Exercise objective: Leave the pictures out and retype the lines from the beginning through the line with "minimum width=197.3pt, minimum", both ends included.

Supplied information:
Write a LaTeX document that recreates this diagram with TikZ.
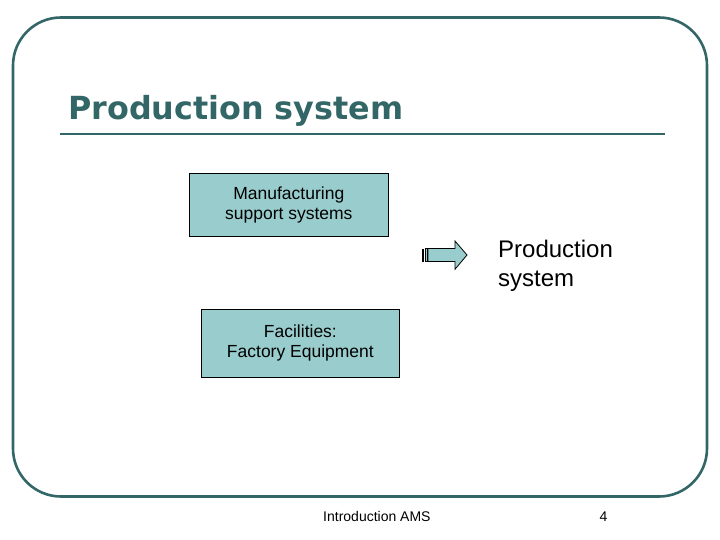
\documentclass[tikz,border=0pt]{standalone}
\usepackage{fontspec}
\setmainfont{Liberation Sans}
\newfontfamily\titlefont{DejaVu Sans}
\usetikzlibrary{positioning}
\definecolor{frameteal}{RGB}{51,102,102}
\definecolor{boxteal}{RGB}{153,204,204}

\begin{document}
\begin{tikzpicture}[x=1pt, y=-1pt,
  box/.style={draw=black, line width=0.8pt, fill=boxteal, align=center, inner sep=0pt,
    font=\fontsize{17.5}{20}\selectfont}]
\useasboundingbox (0,0) rectangle (720,540);

% Slide frame and title %
\draw[frameteal, line width=2.6pt, rounded corners=48pt] (13,17.5) rectangle (707,496.5);
\node[anchor=base west, inner sep=0pt, text=frameteal, font=\titlefont\bfseries\fontsize{31.8}{36}\selectfont] (title) at (68,120) {Production system};
\draw[frameteal, line width=2.6pt] (60,134) -- (665,134);

% Boxes %
\node[box, minimum width=199pt, minimum height=62.7pt] (support) at (288.8,204.7) {Manufacturing\\support systems};
\node[box, minimum width=197.3pt, minimum height=68pt] (facilities) at (300.4,343.3) {Facilities:\\Factory Equipment};

% Striped arrow %
\fill[black] (421.7,248.5) rectangle (423.7,261.5);
\draw[fill=boxteal, line width=0.8pt] (425,248.5) rectangle (427.5,261.5);
\draw[fill=boxteal, line width=0.8pt] (428,248.5) -- (455,248.5) -- (455,241) -- (467,255)
  -- (455,269.3) -- (455,261.5) -- (428,261.5) -- cycle;
\node[anchor=base west, inner sep=0pt, align=left, font=\fontsize{24}{29}\selectfont] (result) at (498,286.5) {Production\\system};

% Footer %
\node[anchor=base west, inner sep=0pt, font=\fontsize{14}{16}\selectfont] (footer) at (323,521) {Introduction AMS};
\node[anchor=base west, inner sep=0pt, font=\fontsize{14}{16}\selectfont] (page) at (599.5,521) {4};
\end{tikzpicture}
\end{document}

Task response:
Write a LaTeX document that recreates this diagram with TikZ.
\documentclass[tikz,border=0pt]{standalone}
\usepackage{fontspec}
\setmainfont{Liberation Sans}
\newfontfamily\titlefont{DejaVu Sans}
\usetikzlibrary{positioning}
\definecolor{frameteal}{RGB}{51,102,102}
\definecolor{boxteal}{RGB}{153,204,204}

\begin{document}
\begin{tikzpicture}[x=1pt, y=-1pt,
  box/.style={draw=black, line width=0.8pt, fill=boxteal, align=center, inner sep=0pt,
    font=\fontsize{17.5}{20}\selectfont}]
\useasboundingbox (0,0) rectangle (720,540);

% Slide frame and title %
\draw[frameteal, line width=2.6pt, rounded corners=48pt] (13,17.5) rectangle (707,496.5);
\node[anchor=base west, inner sep=0pt, text=frameteal, font=\titlefont\bfseries\fontsize{31.8}{36}\selectfont] (title) at (68,120) {Production system};
\draw[frameteal, line width=2.6pt] (60,134) -- (665,134);

% Boxes %
\node[box, minimum width=199pt, minimum height=62.7pt] (support) at (288.8,204.7) {Manufacturing\\support systems};
\node[box, minimum width=197.3pt, minimum height=68pt] (facilities) at (300.4,343.3) {Facilities:\\Factory Equipment};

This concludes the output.